● **Required work**
Find the lines holding the word "this" and collect them.

● **Available records**
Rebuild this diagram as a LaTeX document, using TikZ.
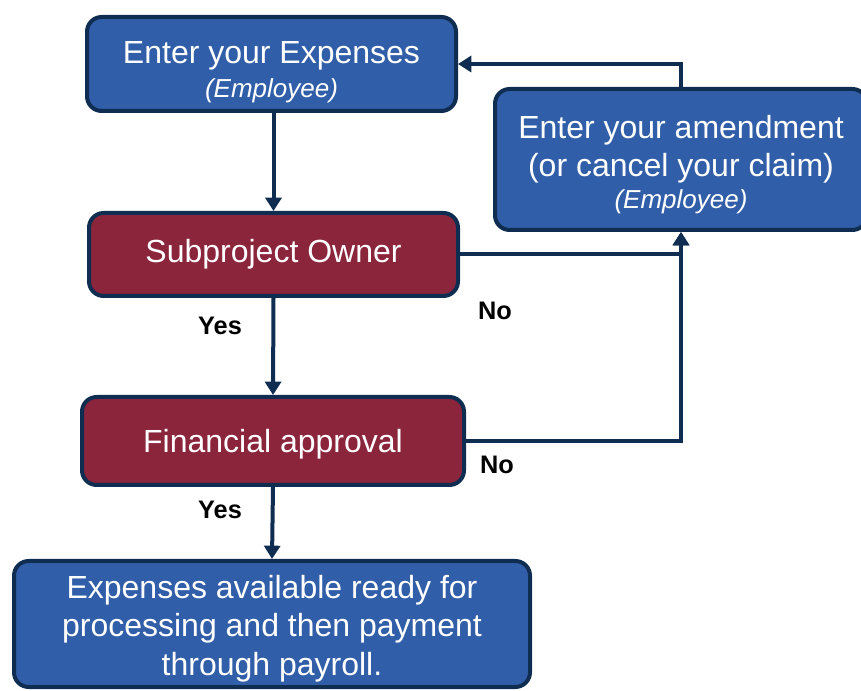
\documentclass[tikz,border=0pt]{standalone}
\usepackage{fontspec}
\setmainfont{Liberation Sans}
\usetikzlibrary{arrows.meta}
\definecolor{boxblue}{HTML}{315EA8}
\definecolor{boxred}{HTML}{8B253C}
\definecolor{navy}{HTML}{0F2D50}
\begin{document}
\begin{tikzpicture}[x=0.75pt,y=-0.75pt,
  box/.style={draw=navy, line width=3pt, rounded corners=11pt, text=white, align=center, inner sep=0pt},
  bluebox/.style={box, fill=boxblue},
  redbox/.style={box, fill=boxred},
  conn/.style={draw=navy, line width=3pt, -{Triangle[length=10pt,width=12pt]}},
  lbl/.style={font=\fontsize{19}{23}\selectfont\bfseries, text=black, inner sep=0pt}]
\useasboundingbox (0,0) rectangle (861,691);
\node[bluebox, minimum width=276.75pt, minimum height=70.5pt, font=\fontsize{24}{25}\selectfont] (top) at (271.5,64)
  {\rule{0pt}{29pt}Enter your Expenses\\\fontsize{19.5}{23}\selectfont\itshape (Employee)};
\node[bluebox, minimum width=279pt, minimum height=105.75pt, font=\fontsize{24}{28.5}\selectfont] (amend) at (681,159.5)
  {\rule{0pt}{25pt}Enter your amendment\\(or cancel your claim)\\[-4.5pt]\fontsize{19.5}{23}\selectfont\itshape (Employee)};
\node[redbox, minimum width=276.75pt, minimum height=62.25pt, font=\fontsize{24}{28.5}\selectfont] (sub) at (273.5,254.5) {Subproject Owner};
\node[redbox, minimum width=286.5pt, minimum height=66pt, font=\fontsize{24}{28.5}\selectfont] (fin) at (273,441) {\rule{0pt}{22pt}Financial approval};
\node[bluebox, minimum width=387pt, minimum height=94.5pt, font=\fontsize{24}{29}\selectfont] (final) at (272,624)
  {\rule{0pt}{24.3pt}Expenses available ready for\\processing and then payment\\through payroll.};
\node[lbl] (yes1) at (220,326) {Yes};
\node[lbl] (no1) at (495,311) {No};
\node[lbl] (yes2) at (220,510) {Yes};
\node[lbl] (no2) at (497,465) {No};
\draw[conn] (top.south -| sub.north) -- (sub.north);
\draw[conn] (sub.south) -- (fin.north);
\draw[conn] (fin.south) -- (final.north);
\draw[conn] (sub.east) -| (amend.south);
\draw[conn] (fin.east) -| (amend.south);
\draw[conn] (amend.north) |- (top.east);
\end{tikzpicture}
\end{document}
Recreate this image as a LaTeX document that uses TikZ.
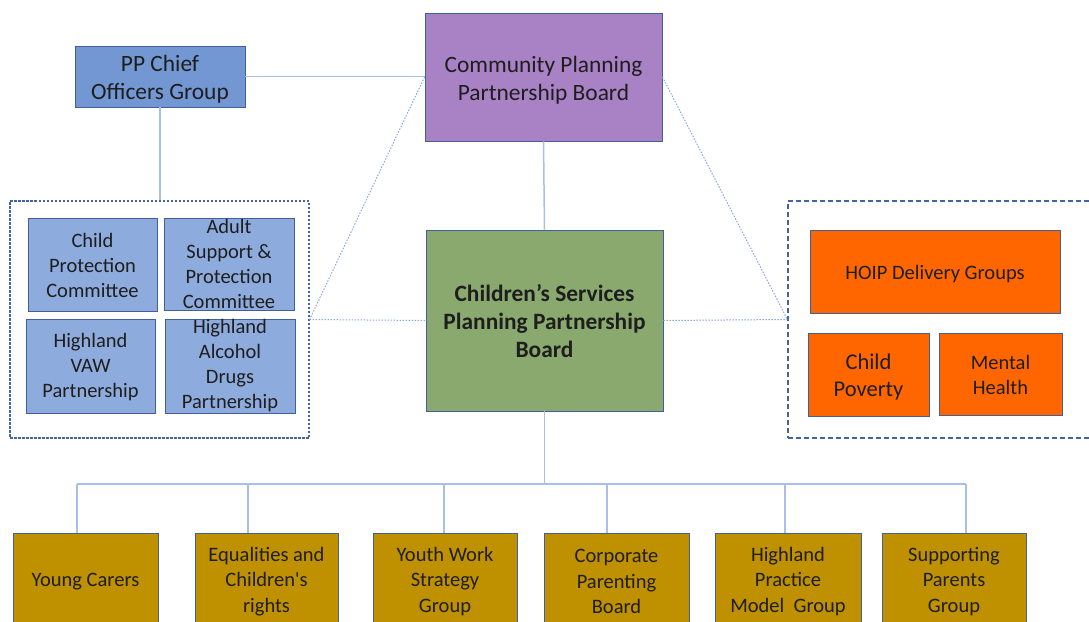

● **Response**
Rebuild this diagram as a LaTeX document, using TikZ.
Recreate this image as a LaTeX document that uses TikZ.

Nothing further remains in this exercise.